**TASK TO COMPLETE:** Leave the pictures out and retype the lines from the beginning through the line with "minimum width=443pt] (kultur)", both ends included.

**SOURCE MATERIAL:**
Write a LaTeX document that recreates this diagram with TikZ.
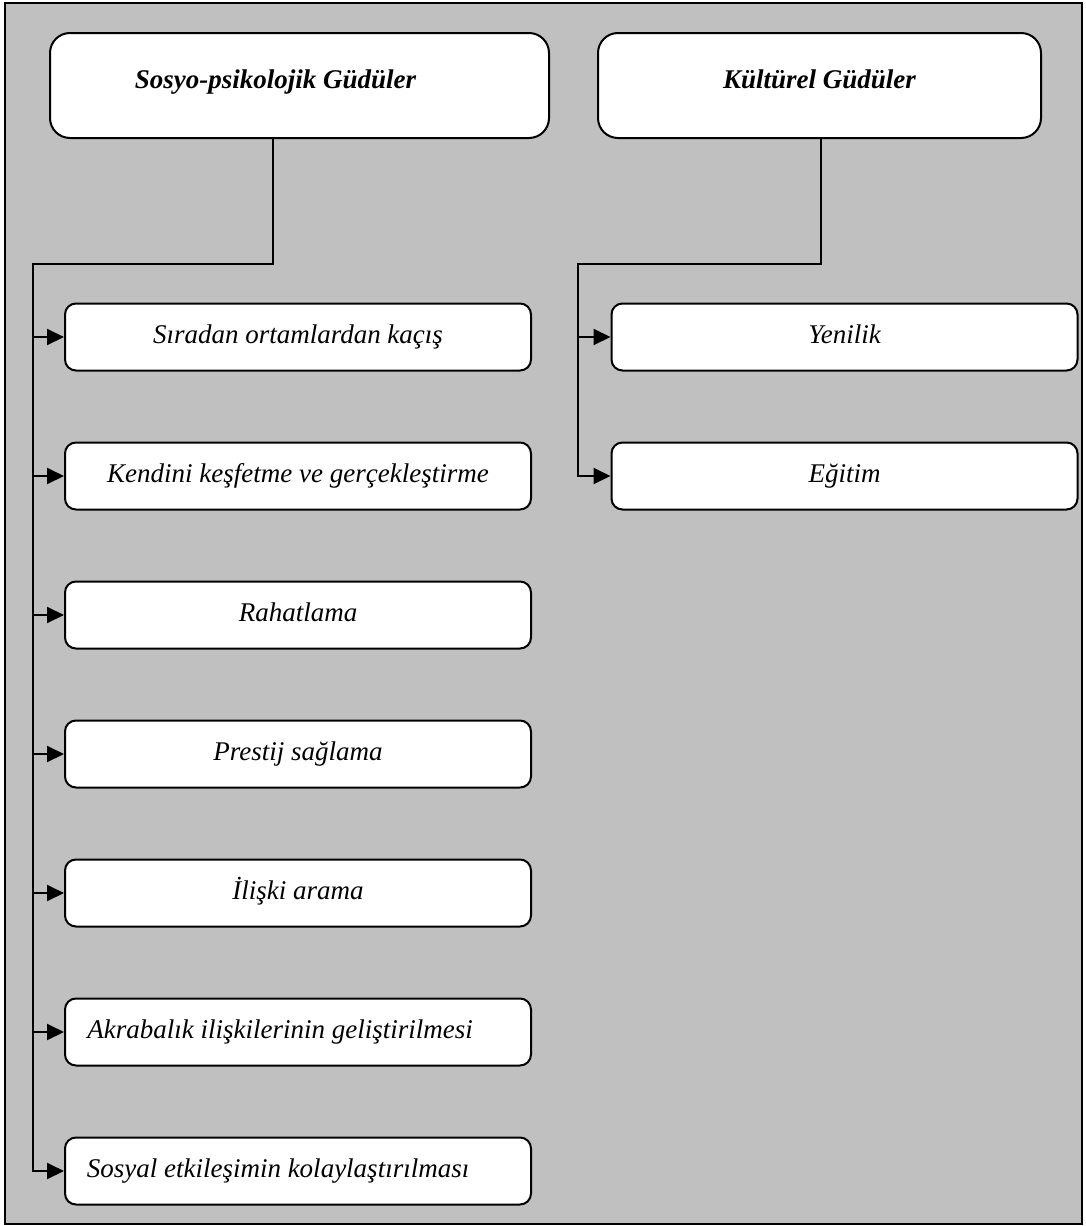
\documentclass[tikz,border=0pt]{standalone}
\usepackage{fontspec}
\setmainfont{Liberation Serif}
\usepackage{tikz}
\usetikzlibrary{arrows.meta, positioning}
\definecolor{panel}{HTML}{C0C0C0}
\definecolor{darkline}{HTML}{000000}
\tikzset{
  titlebox/.style={
    rectangle, rounded corners=20pt,
    minimum height=105pt,
    text centered, draw=darkline, line width=2pt,
    fill=white, font=\fontsize{27}{32}\selectfont\bfseries\itshape,
    text height=19pt, text depth=13pt,
  },
  childbox/.style={
    rectangle, rounded corners=11pt,
    minimum width=466pt, minimum height=67pt,
    text centered, draw=darkline, line width=2pt,
    fill=white, font=\fontsize{27}{32}\selectfont\itshape,
    text height=19pt, text depth=7pt,
  },
  link/.style={line width=2pt, color=darkline},
  arrow/.style={-{Triangle[length=17pt, width=16pt]}, line width=2pt, color=darkline},
}
\begin{document}
\begin{tikzpicture}[x=1pt, y=-1pt, node distance=70pt]

  \useasboundingbox (0,0) rectangle (1085,1226);
  \draw[fill=panel, line width=2pt] (5,3) rectangle (1082,1224);

  \node[titlebox, minimum width=499pt] (sosyo) at (299.5,85.5) {Sosyo-psikolojik Güdüler\hspace*{48pt}};
  \node[titlebox, minimum width=443pt] (kultur) at (819.5,85.5) {Kültürel Güdüler};

  \node[childbox] (s1) at (298,337) {Sıradan ortamlardan kaçış};
  \node[childbox, below=of s1] (s2) {Kendini keşfetme ve gerçekleştirme};
  \node[childbox, below=of s2] (s3) {Rahatlama};
  \node[childbox, below=of s3] (s4) {Prestij sağlama};
  \node[childbox, below=of s4] (s5) {İlişki arama};
  \node[childbox, below=of s5] (s6) {Akrabalık ilişkilerinin geliştirilmesi\hspace*{36pt}};
  \node[childbox, below=of s6] (s7) {Sosyal etkileşimin kolaylaştırılması\hspace*{40pt}};

  \node[childbox] (k1) at (844.5,337) {Yenilik};
  \node[childbox, below=of k1] (k2) {Eğitim};

  \coordinate (lbend) at (33,264);
  \coordinate (rbend) at (578,264);

  \draw[arrow] ([xshift=-27pt]sosyo.south) |- (lbend) |- (s7.west);
  \foreach \n in {s1,s2,s3,s4,s5,s6}
    \draw[arrow] (lbend |- \n.west) -- (\n.west);

  \draw[arrow] ([xshift=1.5pt]kultur.south) |- (rbend) |- (k2.west);
  \draw[arrow] (rbend |- k1.west) -- (k1.west);

\end{tikzpicture}
\end{document}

**WORKED SOLUTION:**
Write a LaTeX document that recreates this diagram with TikZ.
\documentclass[tikz,border=0pt]{standalone}
\usepackage{fontspec}
\setmainfont{Liberation Serif}
\usepackage{tikz}
\usetikzlibrary{arrows.meta, positioning}
\definecolor{panel}{HTML}{C0C0C0}
\definecolor{darkline}{HTML}{000000}
\tikzset{
  titlebox/.style={
    rectangle, rounded corners=20pt,
    minimum height=105pt,
    text centered, draw=darkline, line width=2pt,
    fill=white, font=\fontsize{27}{32}\selectfont\bfseries\itshape,
    text height=19pt, text depth=13pt,
  },
  childbox/.style={
    rectangle, rounded corners=11pt,
    minimum width=466pt, minimum height=67pt,
    text centered, draw=darkline, line width=2pt,
    fill=white, font=\fontsize{27}{32}\selectfont\itshape,
    text height=19pt, text depth=7pt,
  },
  link/.style={line width=2pt, color=darkline},
  arrow/.style={-{Triangle[length=17pt, width=16pt]}, line width=2pt, color=darkline},
}
\begin{document}
\begin{tikzpicture}[x=1pt, y=-1pt, node distance=70pt]

  \useasboundingbox (0,0) rectangle (1085,1226);
  \draw[fill=panel, line width=2pt] (5,3) rectangle (1082,1224);

  \node[titlebox, minimum width=499pt] (sosyo) at (299.5,85.5) {Sosyo-psikolojik Güdüler\hspace*{48pt}};
  \node[titlebox, minimum width=443pt] (kultur) at (819.5,85.5) {Kültürel Güdüler};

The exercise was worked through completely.